-- start --

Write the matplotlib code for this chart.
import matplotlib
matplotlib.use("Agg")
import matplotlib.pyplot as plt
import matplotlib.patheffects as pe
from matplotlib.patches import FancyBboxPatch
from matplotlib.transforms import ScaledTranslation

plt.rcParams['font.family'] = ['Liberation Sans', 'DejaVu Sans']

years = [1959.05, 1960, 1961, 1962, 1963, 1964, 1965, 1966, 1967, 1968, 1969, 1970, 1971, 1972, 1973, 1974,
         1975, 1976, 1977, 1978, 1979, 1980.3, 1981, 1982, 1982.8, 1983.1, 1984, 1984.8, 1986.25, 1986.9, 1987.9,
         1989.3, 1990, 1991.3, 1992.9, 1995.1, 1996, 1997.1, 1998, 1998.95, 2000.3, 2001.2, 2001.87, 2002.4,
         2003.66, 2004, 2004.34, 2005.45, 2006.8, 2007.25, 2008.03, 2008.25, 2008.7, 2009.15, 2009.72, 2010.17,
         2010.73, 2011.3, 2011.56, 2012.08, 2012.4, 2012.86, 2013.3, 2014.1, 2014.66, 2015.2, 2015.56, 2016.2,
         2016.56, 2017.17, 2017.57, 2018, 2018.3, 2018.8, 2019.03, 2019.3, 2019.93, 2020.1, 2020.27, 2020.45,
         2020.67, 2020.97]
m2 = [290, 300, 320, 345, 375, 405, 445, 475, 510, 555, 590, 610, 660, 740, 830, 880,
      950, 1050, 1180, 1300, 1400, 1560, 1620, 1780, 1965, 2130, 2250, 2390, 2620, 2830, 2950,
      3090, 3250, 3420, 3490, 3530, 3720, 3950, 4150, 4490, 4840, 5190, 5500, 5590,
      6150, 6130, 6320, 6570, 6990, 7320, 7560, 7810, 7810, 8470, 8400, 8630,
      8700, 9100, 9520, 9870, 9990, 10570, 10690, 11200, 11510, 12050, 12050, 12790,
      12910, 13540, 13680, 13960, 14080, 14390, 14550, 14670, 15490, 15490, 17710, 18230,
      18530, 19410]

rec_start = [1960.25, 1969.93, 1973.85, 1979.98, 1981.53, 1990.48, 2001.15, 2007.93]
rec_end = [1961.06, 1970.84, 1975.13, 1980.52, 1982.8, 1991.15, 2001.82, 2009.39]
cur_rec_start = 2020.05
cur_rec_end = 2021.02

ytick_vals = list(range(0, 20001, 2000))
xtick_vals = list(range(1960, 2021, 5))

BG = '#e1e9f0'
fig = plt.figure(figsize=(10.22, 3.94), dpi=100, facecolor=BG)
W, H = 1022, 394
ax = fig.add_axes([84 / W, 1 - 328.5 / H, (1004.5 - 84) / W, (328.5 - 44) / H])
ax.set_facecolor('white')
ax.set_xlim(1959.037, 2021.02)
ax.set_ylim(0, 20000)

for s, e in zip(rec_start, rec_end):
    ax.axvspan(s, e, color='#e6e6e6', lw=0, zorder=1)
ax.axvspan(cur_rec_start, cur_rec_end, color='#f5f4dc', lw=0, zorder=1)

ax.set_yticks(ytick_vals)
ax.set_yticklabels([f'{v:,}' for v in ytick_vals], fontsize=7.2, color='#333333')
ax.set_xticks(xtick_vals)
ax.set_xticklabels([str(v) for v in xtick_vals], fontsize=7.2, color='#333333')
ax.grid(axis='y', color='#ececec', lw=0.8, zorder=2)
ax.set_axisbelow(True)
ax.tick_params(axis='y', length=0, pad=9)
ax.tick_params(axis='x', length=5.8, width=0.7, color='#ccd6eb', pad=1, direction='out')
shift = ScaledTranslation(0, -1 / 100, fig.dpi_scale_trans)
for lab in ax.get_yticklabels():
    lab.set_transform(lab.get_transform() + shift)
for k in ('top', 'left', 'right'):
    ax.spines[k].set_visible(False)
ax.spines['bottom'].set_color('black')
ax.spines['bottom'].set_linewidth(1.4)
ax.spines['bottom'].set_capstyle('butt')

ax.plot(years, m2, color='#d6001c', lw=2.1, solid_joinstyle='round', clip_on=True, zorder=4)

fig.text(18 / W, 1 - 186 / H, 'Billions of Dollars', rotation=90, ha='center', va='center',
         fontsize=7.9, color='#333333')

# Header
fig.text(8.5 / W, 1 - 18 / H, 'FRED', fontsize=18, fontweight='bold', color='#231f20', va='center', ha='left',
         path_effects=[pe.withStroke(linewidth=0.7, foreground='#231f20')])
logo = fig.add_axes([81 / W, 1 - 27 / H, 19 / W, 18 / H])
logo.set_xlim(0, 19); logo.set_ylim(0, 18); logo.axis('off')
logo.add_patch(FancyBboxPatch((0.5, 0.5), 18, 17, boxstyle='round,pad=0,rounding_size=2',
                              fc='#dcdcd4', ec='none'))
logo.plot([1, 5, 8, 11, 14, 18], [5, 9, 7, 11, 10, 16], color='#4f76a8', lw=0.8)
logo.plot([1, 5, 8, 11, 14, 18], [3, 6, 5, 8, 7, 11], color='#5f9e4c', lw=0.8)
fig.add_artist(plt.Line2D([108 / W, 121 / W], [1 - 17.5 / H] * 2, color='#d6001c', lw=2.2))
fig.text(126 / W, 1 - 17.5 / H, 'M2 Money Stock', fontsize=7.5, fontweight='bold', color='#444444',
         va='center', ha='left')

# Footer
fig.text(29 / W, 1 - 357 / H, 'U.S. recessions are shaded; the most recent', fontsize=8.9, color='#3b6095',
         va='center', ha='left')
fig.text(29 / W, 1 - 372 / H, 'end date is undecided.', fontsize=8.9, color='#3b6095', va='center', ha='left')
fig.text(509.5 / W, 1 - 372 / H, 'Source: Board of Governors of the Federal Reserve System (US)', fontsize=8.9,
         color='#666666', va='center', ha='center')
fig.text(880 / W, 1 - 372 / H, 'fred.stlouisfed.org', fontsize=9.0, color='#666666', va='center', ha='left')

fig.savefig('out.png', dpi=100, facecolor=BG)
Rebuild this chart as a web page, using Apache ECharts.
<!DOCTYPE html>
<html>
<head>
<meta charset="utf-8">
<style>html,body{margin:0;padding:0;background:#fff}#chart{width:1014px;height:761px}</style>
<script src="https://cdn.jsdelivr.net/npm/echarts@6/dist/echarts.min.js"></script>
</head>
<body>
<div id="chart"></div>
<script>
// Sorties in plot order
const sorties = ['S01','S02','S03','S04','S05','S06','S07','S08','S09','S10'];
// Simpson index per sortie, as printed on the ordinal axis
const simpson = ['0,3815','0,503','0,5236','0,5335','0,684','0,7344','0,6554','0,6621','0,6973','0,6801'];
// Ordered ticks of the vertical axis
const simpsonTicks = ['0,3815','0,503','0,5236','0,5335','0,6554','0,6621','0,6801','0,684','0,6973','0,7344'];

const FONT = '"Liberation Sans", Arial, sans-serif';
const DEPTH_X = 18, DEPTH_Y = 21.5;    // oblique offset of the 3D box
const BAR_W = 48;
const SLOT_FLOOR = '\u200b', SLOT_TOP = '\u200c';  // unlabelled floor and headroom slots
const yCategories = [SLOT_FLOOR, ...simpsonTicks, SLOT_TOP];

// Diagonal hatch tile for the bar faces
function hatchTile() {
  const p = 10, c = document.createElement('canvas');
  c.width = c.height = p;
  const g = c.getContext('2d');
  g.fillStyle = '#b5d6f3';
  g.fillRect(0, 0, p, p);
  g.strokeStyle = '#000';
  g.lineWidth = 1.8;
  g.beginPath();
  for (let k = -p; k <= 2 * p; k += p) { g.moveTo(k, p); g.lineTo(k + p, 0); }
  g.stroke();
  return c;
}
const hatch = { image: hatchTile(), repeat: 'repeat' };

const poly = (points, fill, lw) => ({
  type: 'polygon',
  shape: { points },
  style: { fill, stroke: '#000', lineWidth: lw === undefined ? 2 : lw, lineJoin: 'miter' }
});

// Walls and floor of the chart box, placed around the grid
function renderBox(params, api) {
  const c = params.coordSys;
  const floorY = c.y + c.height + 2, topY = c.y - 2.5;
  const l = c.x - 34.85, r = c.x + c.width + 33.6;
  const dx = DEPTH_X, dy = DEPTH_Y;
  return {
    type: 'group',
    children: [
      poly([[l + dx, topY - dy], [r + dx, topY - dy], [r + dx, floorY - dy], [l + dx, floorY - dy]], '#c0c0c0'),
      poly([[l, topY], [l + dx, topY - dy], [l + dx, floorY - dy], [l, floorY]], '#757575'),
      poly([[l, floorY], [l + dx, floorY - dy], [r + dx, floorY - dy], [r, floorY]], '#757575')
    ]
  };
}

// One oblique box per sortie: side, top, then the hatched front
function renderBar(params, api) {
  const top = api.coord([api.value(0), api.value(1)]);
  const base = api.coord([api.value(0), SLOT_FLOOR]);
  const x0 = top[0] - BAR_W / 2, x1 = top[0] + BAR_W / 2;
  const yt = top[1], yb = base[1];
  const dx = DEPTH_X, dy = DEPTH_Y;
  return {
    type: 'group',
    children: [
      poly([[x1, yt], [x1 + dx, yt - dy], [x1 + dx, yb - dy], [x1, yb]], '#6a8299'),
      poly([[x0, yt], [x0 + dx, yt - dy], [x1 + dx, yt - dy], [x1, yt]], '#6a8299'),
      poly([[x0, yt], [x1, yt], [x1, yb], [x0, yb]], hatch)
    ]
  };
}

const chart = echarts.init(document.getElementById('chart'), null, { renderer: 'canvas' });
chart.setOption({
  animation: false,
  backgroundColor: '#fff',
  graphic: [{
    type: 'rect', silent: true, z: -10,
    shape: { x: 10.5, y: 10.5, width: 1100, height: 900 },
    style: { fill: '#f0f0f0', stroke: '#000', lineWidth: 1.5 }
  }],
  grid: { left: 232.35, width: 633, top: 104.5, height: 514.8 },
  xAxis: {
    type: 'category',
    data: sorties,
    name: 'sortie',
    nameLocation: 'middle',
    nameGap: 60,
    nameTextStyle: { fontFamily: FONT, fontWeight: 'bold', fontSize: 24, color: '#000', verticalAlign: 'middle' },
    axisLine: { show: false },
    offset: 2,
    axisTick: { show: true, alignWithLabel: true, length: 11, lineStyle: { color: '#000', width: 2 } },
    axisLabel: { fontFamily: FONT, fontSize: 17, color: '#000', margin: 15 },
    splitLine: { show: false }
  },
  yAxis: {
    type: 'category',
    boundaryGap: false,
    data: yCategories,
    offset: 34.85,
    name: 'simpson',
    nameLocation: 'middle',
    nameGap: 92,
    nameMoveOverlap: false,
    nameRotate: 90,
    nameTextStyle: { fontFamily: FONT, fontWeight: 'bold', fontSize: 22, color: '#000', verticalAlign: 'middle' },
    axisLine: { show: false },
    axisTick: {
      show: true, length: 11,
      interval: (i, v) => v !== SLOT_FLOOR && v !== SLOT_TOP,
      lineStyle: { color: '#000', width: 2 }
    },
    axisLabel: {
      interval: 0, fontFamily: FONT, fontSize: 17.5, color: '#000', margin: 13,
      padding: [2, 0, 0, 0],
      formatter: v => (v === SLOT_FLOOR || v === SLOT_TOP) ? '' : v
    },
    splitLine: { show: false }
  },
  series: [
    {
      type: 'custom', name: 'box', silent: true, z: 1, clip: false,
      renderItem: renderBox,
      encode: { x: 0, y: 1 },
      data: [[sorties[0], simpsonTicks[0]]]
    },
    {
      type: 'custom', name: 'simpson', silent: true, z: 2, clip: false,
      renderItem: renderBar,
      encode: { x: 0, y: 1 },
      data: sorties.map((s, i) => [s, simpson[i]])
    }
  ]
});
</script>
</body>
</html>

-- end --

▶ Exercise directions
Quote, with nothing altered, all lines from the start of the entries to the line that carries "plt.rcParams['font.family'] = ['Liberation", inclusive.

▶ Result of the exercise
Write the matplotlib code for this chart.
import matplotlib
matplotlib.use("Agg")
import matplotlib.pyplot as plt
import matplotlib.patheffects as pe
from matplotlib.patches import FancyBboxPatch
from matplotlib.transforms import ScaledTranslation

plt.rcParams['font.family'] = ['Liberation Sans', 'DejaVu Sans']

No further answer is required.